+++ Supplied information +++

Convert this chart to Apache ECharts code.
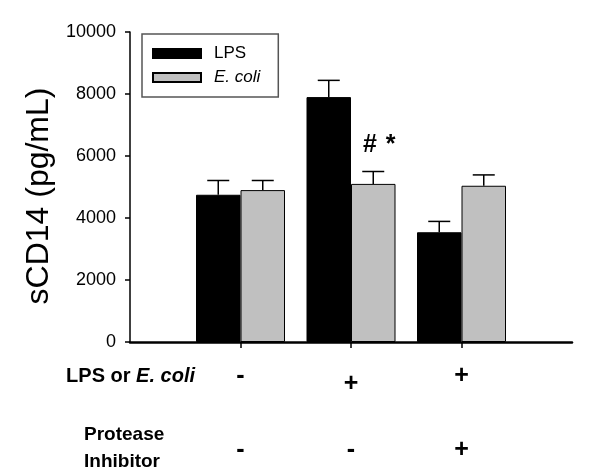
<!DOCTYPE html>
<html><head><meta charset="utf-8">
<script src="https://cdn.jsdelivr.net/npm/echarts@6/dist/echarts.min.js"></script>
<style>html,body{margin:0;padding:0;background:#fff}#c{width:600px;height:471px}</style>
</head><body><div id="c"></div>
<script>
// ---- data ----
const categories = ['start', 'Control', 'Stimulated', 'Stimulated + PI', 'end'];
const lpsMean   = [null, 4750, 7900, 3540, null];
const lpsSE     = [null, 460, 540, 350, null];
const ecoliMean = [null, 4900, 5100, 5040, null];
const ecoliSE   = [null, 310, 400, 350, null];
const rowLpsOrEcoli = ['', '-', '+', '+', ''];
const rowProtease   = ['', '-', '-', '+', ''];
const ecoliAnnotations = ['', '', '# *', '', ''];
const yMin = 0, yMax = 10000, yStep = 2000;

const FONT = '"Liberation Sans", Arial, sans-serif';
const BAR_W = 44.5;

function errData(mean, se) {
  const out = [];
  mean.forEach((v, i) => { if (v != null) out.push([i, v, se[i]]); });
  return out;
}
function errRender(offset, annos) {
  return function (params, api) {
    const i = api.value(0), v = api.value(1), e = api.value(2);
    const base = api.coord([i, v]);
    const top = api.coord([i, v + e]);
    const x = base[0] + offset;
    const children = [
      {type: 'line', shape: {x1: x, y1: base[1], x2: x, y2: top[1]}, style: {stroke: '#000', lineWidth: 1.5}},
      {type: 'line', shape: {x1: x - 11, y1: top[1], x2: x + 11, y2: top[1]}, style: {stroke: '#000', lineWidth: 1.5}}
    ];
    const a = annos && annos[i];
    if (a) {
      const parts = a.split(' ');
      children.push({type: 'text', style: {
        text: '{h|' + parts[0] + '}{s|' + parts[1] + '}', x: x + 6, y: top[1] - 26, align: 'center', verticalAlign: 'middle',
        rich: {
          h: {font: 'bold 25px ' + FONT, fill: '#000'},
          s: {font: 'bold 25px ' + FONT, fill: '#000', padding: [0, 0, 0, 9]}
        }}});
    }
    return {type: 'group', children};
  };
}

const chart = echarts.init(document.getElementById('c'), null, {renderer: 'canvas'});
chart.setOption({
  animation: false,
  backgroundColor: '#fff',
  grid: {left: 130, right: 28, top: 32, bottom: 129, containLabel: false},
  legend: {
    data: ['LPS', 'E. coli'],
    orient: 'vertical', left: 142, top: 34,
    padding: [11, 18, 11, 10],
    borderColor: '#555', borderWidth: 1.5,
    itemWidth: 48, itemHeight: 9, itemGap: 7,
    icon: 'rect',
    formatter: n => n === 'E. coli' ? '{i|E. coli}' : '{n|' + n + '}',
    textStyle: {
      color: '#000', fontSize: 17, fontFamily: FONT,
      rich: {
        n: {fontSize: 17, fontFamily: FONT, color: '#000', padding: [0, 0, 0, 8]},
        i: {fontSize: 17, fontFamily: FONT, fontStyle: 'italic', color: '#000', padding: [0, 0, 0, 8]}
      }
    }
  },
  xAxis: {
    type: 'category', data: categories, boundaryGap: false,
    axisLine: {lineStyle: {color: '#000', width: 2.5}},
    axisTick: {length: 6, lineStyle: {color: '#000', width: 1.5}, interval: (i) => i >= 1 && i <= 3, alignWithLabel: true},
    axisLabel: {
      interval: 0, margin: 10,
      formatter: (val, idx) => {
        if (!rowLpsOrEcoli[idx]) return '';
        const low = rowLpsOrEcoli[idx] === '+' && rowProtease[idx] === '-';
        return low ? '{a2|' + rowLpsOrEcoli[idx] + '}\n{b2|' + rowProtease[idx] + '}'
                   : '{a|' + rowLpsOrEcoli[idx] + '}\n{b|' + rowProtease[idx] + '}';
      },
      rich: {
        a:  {fontSize: 25, fontWeight: 'bold', fontFamily: FONT, color: '#000', lineHeight: 48},
        b:  {fontSize: 25, fontWeight: 'bold', fontFamily: FONT, color: '#000', lineHeight: 100},
        a2: {fontSize: 25, fontWeight: 'bold', fontFamily: FONT, color: '#000', lineHeight: 64},
        b2: {fontSize: 25, fontWeight: 'bold', fontFamily: FONT, color: '#000', lineHeight: 68}
      }
    },
    splitLine: {show: false}
  },
  yAxis: {
    type: 'value', min: yMin, max: yMax, interval: yStep,
    name: 'sCD14 (pg/mL)', nameLocation: 'middle', nameRotate: 90, nameGap: 66,
    nameTextStyle: {fontSize: 32, fontFamily: FONT, color: '#000', padding: [0, 18, 0, 0]},
    axisLine: {show: true, lineStyle: {color: '#000', width: 1.5}},
    axisTick: {show: true, length: 5, lineStyle: {color: '#000', width: 1.5}},
    axisLabel: {fontSize: 18, fontFamily: FONT, color: '#000', margin: 14, formatter: v => String(v)},
    splitLine: {show: false}
  },
  series: [
    {name: 'LPS', type: 'bar', data: lpsMean.map(v => v == null ? '-' : v), barWidth: BAR_W, barGap: '0%',
      itemStyle: {color: '#000', borderColor: '#000', borderWidth: 1}},
    {name: 'E. coli', type: 'bar', data: ecoliMean.map(v => v == null ? '-' : v), barWidth: BAR_W, barGap: '0%',
      itemStyle: {color: '#c0c0c0', borderColor: '#000', borderWidth: 1}},
    {name: 'LPS SE', type: 'custom', data: errData(lpsMean, lpsSE), renderItem: errRender(-BAR_W / 2, null), z: 3},
    {name: 'E. coli SE', type: 'custom', data: errData(ecoliMean, ecoliSE), renderItem: errRender(BAR_W / 2, ecoliAnnotations), z: 3}
  ],
  graphic: [
    {type: 'text', x: 195, y: 376, style: {
      text: '{b|LPS or }{bi|E. coli}', align: 'right', verticalAlign: 'middle',
      rich: {
        b:  {font: 'bold 20px ' + FONT, fill: '#000'},
        bi: {font: 'italic bold 20px ' + FONT, fill: '#000'}
      }}},
    {type: 'text', x: 84, y: 448, style: {
      text: 'Protease\nInhibitor', align: 'left', verticalAlign: 'middle',
      font: 'bold 19px ' + FONT, fill: '#000', lineHeight: 27}}
  ]
});
</script>
</body></html>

+++

Short problem | Output the data above without changes, apart from leaving out the pictures.

Final answer |
Convert this chart to Apache ECharts code.
<!DOCTYPE html>
<html><head><meta charset="utf-8">
<script src="https://cdn.jsdelivr.net/npm/echarts@6/dist/echarts.min.js"></script>
<style>html,body{margin:0;padding:0;background:#fff}#c{width:600px;height:471px}</style>
</head><body><div id="c"></div>
<script>
// ---- data ----
const categories = ['start', 'Control', 'Stimulated', 'Stimulated + PI', 'end'];
const lpsMean   = [null, 4750, 7900, 3540, null];
const lpsSE     = [null, 460, 540, 350, null];
const ecoliMean = [null, 4900, 5100, 5040, null];
const ecoliSE   = [null, 310, 400, 350, null];
const rowLpsOrEcoli = ['', '-', '+', '+', ''];
const rowProtease   = ['', '-', '-', '+', ''];
const ecoliAnnotations = ['', '', '# *', '', ''];
const yMin = 0, yMax = 10000, yStep = 2000;

const FONT = '"Liberation Sans", Arial, sans-serif';
const BAR_W = 44.5;

function errData(mean, se) {
  const out = [];
  mean.forEach((v, i) => { if (v != null) out.push([i, v, se[i]]); });
  return out;
}
function errRender(offset, annos) {
  return function (params, api) {
    const i = api.value(0), v = api.value(1), e = api.value(2);
    const base = api.coord([i, v]);
    const top = api.coord([i, v + e]);
    const x = base[0] + offset;
    const children = [
      {type: 'line', shape: {x1: x, y1: base[1], x2: x, y2: top[1]}, style: {stroke: '#000', lineWidth: 1.5}},
      {type: 'line', shape: {x1: x - 11, y1: top[1], x2: x + 11, y2: top[1]}, style: {stroke: '#000', lineWidth: 1.5}}
    ];
    const a = annos && annos[i];
    if (a) {
      const parts = a.split(' ');
      children.push({type: 'text', style: {
        text: '{h|' + parts[0] + '}{s|' + parts[1] + '}', x: x + 6, y: top[1] - 26, align: 'center', verticalAlign: 'middle',
        rich: {
          h: {font: 'bold 25px ' + FONT, fill: '#000'},
          s: {font: 'bold 25px ' + FONT, fill: '#000', padding: [0, 0, 0, 9]}
        }}});
    }
    return {type: 'group', children};
  };
}

const chart = echarts.init(document.getElementById('c'), null, {renderer: 'canvas'});
chart.setOption({
  animation: false,
  backgroundColor: '#fff',
  grid: {left: 130, right: 28, top: 32, bottom: 129, containLabel: false},
  legend: {
    data: ['LPS', 'E. coli'],
    orient: 'vertical', left: 142, top: 34,
    padding: [11, 18, 11, 10],
    borderColor: '#555', borderWidth: 1.5,
    itemWidth: 48, itemHeight: 9, itemGap: 7,
    icon: 'rect',
    formatter: n => n === 'E. coli' ? '{i|E. coli}' : '{n|' + n + '}',
    textStyle: {
      color: '#000', fontSize: 17, fontFamily: FONT,
      rich: {
        n: {fontSize: 17, fontFamily: FONT, color: '#000', padding: [0, 0, 0, 8]},
        i: {fontSize: 17, fontFamily: FONT, fontStyle: 'italic', color: '#000', padding: [0, 0, 0, 8]}
      }
    }
  },
  xAxis: {
    type: 'category', data: categories, boundaryGap: false,
    axisLine: {lineStyle: {color: '#000', width: 2.5}},
    axisTick: {length: 6, lineStyle: {color: '#000', width: 1.5}, interval: (i) => i >= 1 && i <= 3, alignWithLabel: true},
    axisLabel: {
      interval: 0, margin: 10,
      formatter: (val, idx) => {
        if (!rowLpsOrEcoli[idx]) return '';
        const low = rowLpsOrEcoli[idx] === '+' && rowProtease[idx] === '-';
        return low ? '{a2|' + rowLpsOrEcoli[idx] + '}\n{b2|' + rowProtease[idx] + '}'
                   : '{a|' + rowLpsOrEcoli[idx] + '}\n{b|' + rowProtease[idx] + '}';
      },
      rich: {
        a:  {fontSize: 25, fontWeight: 'bold', fontFamily: FONT, color: '#000', lineHeight: 48},
        b:  {fontSize: 25, fontWeight: 'bold', fontFamily: FONT, color: '#000', lineHeight: 100},
        a2: {fontSize: 25, fontWeight: 'bold', fontFamily: FONT, color: '#000', lineHeight: 64},
        b2: {fontSize: 25, fontWeight: 'bold', fontFamily: FONT, color: '#000', lineHeight: 68}
      }
    },
    splitLine: {show: false}
  },
  yAxis: {
    type: 'value', min: yMin, max: yMax, interval: yStep,
    name: 'sCD14 (pg/mL)', nameLocation: 'middle', nameRotate: 90, nameGap: 66,
    nameTextStyle: {fontSize: 32, fontFamily: FONT, color: '#000', padding: [0, 18, 0, 0]},
    axisLine: {show: true, lineStyle: {color: '#000', width: 1.5}},
    axisTick: {show: true, length: 5, lineStyle: {color: '#000', width: 1.5}},
    axisLabel: {fontSize: 18, fontFamily: FONT, color: '#000', margin: 14, formatter: v => String(v)},
    splitLine: {show: false}
  },
  series: [
    {name: 'LPS', type: 'bar', data: lpsMean.map(v => v == null ? '-' : v), barWidth: BAR_W, barGap: '0%',
      itemStyle: {color: '#000', borderColor: '#000', borderWidth: 1}},
    {name: 'E. coli', type: 'bar', data: ecoliMean.map(v => v == null ? '-' : v), barWidth: BAR_W, barGap: '0%',
      itemStyle: {color: '#c0c0c0', borderColor: '#000', borderWidth: 1}},
    {name: 'LPS SE', type: 'custom', data: errData(lpsMean, lpsSE), renderItem: errRender(-BAR_W / 2, null), z: 3},
    {name: 'E. coli SE', type: 'custom', data: errData(ecoliMean, ecoliSE), renderItem: errRender(BAR_W / 2, ecoliAnnotations), z: 3}
  ],
  graphic: [
    {type: 'text', x: 195, y: 376, style: {
      text: '{b|LPS or }{bi|E. coli}', align: 'right', verticalAlign: 'middle',
      rich: {
        b:  {font: 'bold 20px ' + FONT, fill: '#000'},
        bi: {font: 'italic bold 20px ' + FONT, fill: '#000'}
      }}},
    {type: 'text', x: 84, y: 448, style: {
      text: 'Protease\nInhibitor', align: 'left', verticalAlign: 'middle',
      font: 'bold 19px ' + FONT, fill: '#000', lineHeight: 27}}
  ]
});
</script>
</body></html>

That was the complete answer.